In 2014, Russia annexed Ukraine’s Crimean Peninsula in the worst breach of Europe’s borders since the Second World War

Canada is courting international support for its plan to reject Russian passports given to Ukrainian citizens in the parts of Ukraine occupied by Kremlin-backed separatists.

Foreign Affairs Minister Chrystia Freeland says Canada has presented technical details of a plan to allies attending this week’s Ukraine reform conference in Toronto so they can follow suit.

“We very much encourage our partners who share our support for Ukraine’s sovereignty and territorial integrity to join us in taking this step,” she said Wednesday.

Canada won’t allow anyone travelling from Ukraine’s occupied eastern Donbass and Luhansk regions to use a Russian passport to enter the country, Freeland said.

“People who are citizens of Ukraine, which is the case for people living in occupied Donbass and Luhansk, are very welcome to apply for a visa to come visit Canada using their Ukrainian passport,” she said.

“Canada, however, considers the issuance of Russian passports to these people to be a further act of aggression against Ukraine.”

Freeland didn’t have details on whether anyone from eastern Ukraine has tried to travel to Canada on a Russian passport. It is also not clear how Ukrainian citizens living under Russian occupation might leave the region to travel abroad.

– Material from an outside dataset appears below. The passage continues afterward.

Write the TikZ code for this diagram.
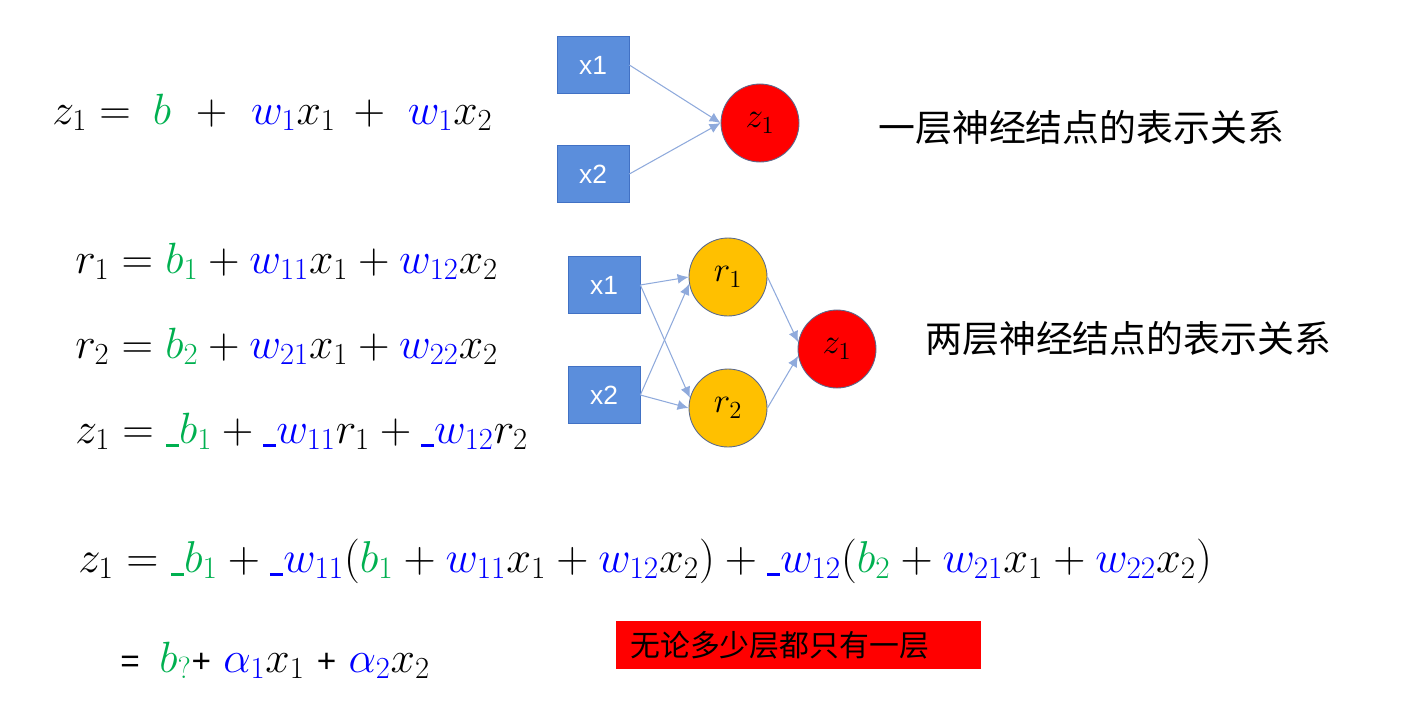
\RequirePackage{fix-cm}
\documentclass[tikz,border=0pt]{standalone}
\usepackage{fontspec}
\newfontfamily\cjk{Noto Sans CJK SC}
\newfontfamily\arial{Liberation Sans}
\usetikzlibrary{arrows.meta}

\definecolor{boxblue}{RGB}{91,142,220}
\definecolor{boxedge}{RGB}{65,113,196}
\definecolor{linkblue}{RGB}{143,170,220}
\definecolor{cellorange}{RGB}{255,192,0}
\definecolor{celledge}{RGB}{90,105,140}
\definecolor{eqgreen}{RGB}{0,176,80}
\definecolor{eqblue}{RGB}{0,0,255}

\newcommand{\gb}[1]{\textcolor{eqgreen}{#1}}
\newcommand{\bw}[1]{\textcolor{eqblue}{#1}}
\newcommand{\ubar}{\rule[-0.08em]{0.3em}{0.06em}}
\newcommand{\sfop}[1]{\mbox{\arial\fontsize{19}{22}\selectfont #1}}

\tikzset{
  inbox/.style={draw=boxedge, fill=boxblue, text=white, minimum width=1.44cm,
    minimum height=1.14cm, inner sep=0pt, font=\arial\fontsize{15}{17}\selectfont},
  cell/.style={circle, draw=celledge, line width=0.5pt, minimum size=1.56cm,
    inner sep=0pt, font=\fontsize{20}{22}\selectfont},
  link/.style={draw=linkblue, line width=0.6pt, -{Latex[length=2.2mm,width=2mm]}},
  eq/.style={anchor=base west, inner sep=0pt, font=\fontsize{24.9}{30}\selectfont},
  title/.style={anchor=west, inner sep=0pt, font=\cjk\fontsize{21}{25}\selectfont},
}

\begin{document}
\begin{tikzpicture}[x=0.02cm, y=-0.02cm]
  \useasboundingbox (0,0) rectangle (1403,711);

  % one layer
  \node[eq] (eqa) at (52,124)
    {$z_1 =\hspace{0.2cm} \gb{b} \hspace{0.3cm}+\hspace{0.28cm} \bw{w_1}x_1
      \hspace{0.16cm}+\hspace{0.26cm} \bw{w_1}x_2$};
  \node[inbox] (a1) at (593,65) {x1};
  \node[inbox] (a2) at (593,174) {x2};
  \node[cell, fill=red] (az) at (760,123) {$z_1$};
  \draw[link] (a1.east) -- (az.west);
  \draw[link] (a2.east) -- (az.west);
  \node[title] (ta) at (878,128) {一层神经结点的表示关系};

  % two layers
  \node[eq] (eqr1) at (75,273)
    {$r_1 = \gb{b_1} + \bw{w_{11}}x_1 + \bw{w_{12}}x_2$};
  \node[eq] (eqr2) at (75,358)
    {$r_2 = \gb{b_2} + \bw{w_{21}}x_1 + \bw{w_{22}}x_2$};
  \node[eq] (eqz1) at (75,443)
    {$z_1 = \gb{\ubar b_1} + \bw{\ubar w_{11}}r_1 + \bw{\ubar w_{12}}r_2$};
  \node[inbox] (b1) at (604,285) {x1};
  \node[inbox] (b2) at (604,395) {x2};
  \node[cell, fill=cellorange] (r1) at (728,277) {$r_1$};
  \node[cell, fill=cellorange] (r2) at (728,408) {$r_2$};
  \node[cell, fill=red] (bz) at (837,349) {$z_1$};
  \draw[link] (b1.east) -- (r1.west);
  \draw[link] (b1.east) -- (r2.165);
  \draw[link] (b2.east) -- (r1.190);
  \draw[link] (b2.east) -- (r2.west);
  \draw[link] (r1.east) -- (bz.170);
  \draw[link] (r2.east) -- (bz.190);
  \node[title] (tb) at (925,339) {两层神经结点的表示关系};

  % collapse
  \node[eq, font=\fontsize{25.4}{30}\selectfont] (eqall) at (78,572)
    {$z_1 = \gb{\ubar b_1} + \bw{\ubar w_{11}}(\gb{b_1} + \bw{w_{11}}x_1 + \bw{w_{12}}x_2)
      + \bw{\ubar w_{12}}(\gb{b_2} + \bw{w_{21}}x_1 + \bw{w_{22}}x_2)$};
  \node[eq] (eqsum) at (120,672)
    {$\sfop{=}\;\, \gb{b_?}\sfop{+}\; \bw{\alpha_1}x_1
      \;\sfop{+}\; \bw{\alpha_2}x_2$};
  \node[anchor=north west, fill=red, text width=6.74cm, minimum height=0.96cm,
    inner xsep=0.28cm, inner ysep=0pt, font=\cjk\fontsize{17}{20}\selectfont]
    (note) at (616,621) {无论多少层都只有一层};
\end{tikzpicture}
\end{document}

Freeland says Canada has a duty to denounce the Kremlin’s passport scheme because it represents one more attack on Ukrainian sovereignty.

In 2014, Russia annexed Ukraine’s Crimean Peninsula in the worst breach of Europe’s borders since the Second World War. Canada and its western allies view that annexation as illegal. Russia has also fomented a pro-Kremlin insurgency in the country’s east that has left more than 13,000 dead.

Unlike Crimea, Russia doesn’t currently claim Donbass and Luhansk as Russian territory. But many Ukrainian citizens there are ethnically and culturally Russian; if Russia gives them passports and treats them as its own people, it might use that to assert a right to the land they live on. For years, Russia’s President Vladimir Putin has said Russia has a duty to protect Russians regardless of where they live.

The situation deteriorated further this past November when Russia detained 24 Ukrainian sailors and seized three ships in the Kerch Strait, which connects the Sea of Azov and the Black Sea off the Crimean coast.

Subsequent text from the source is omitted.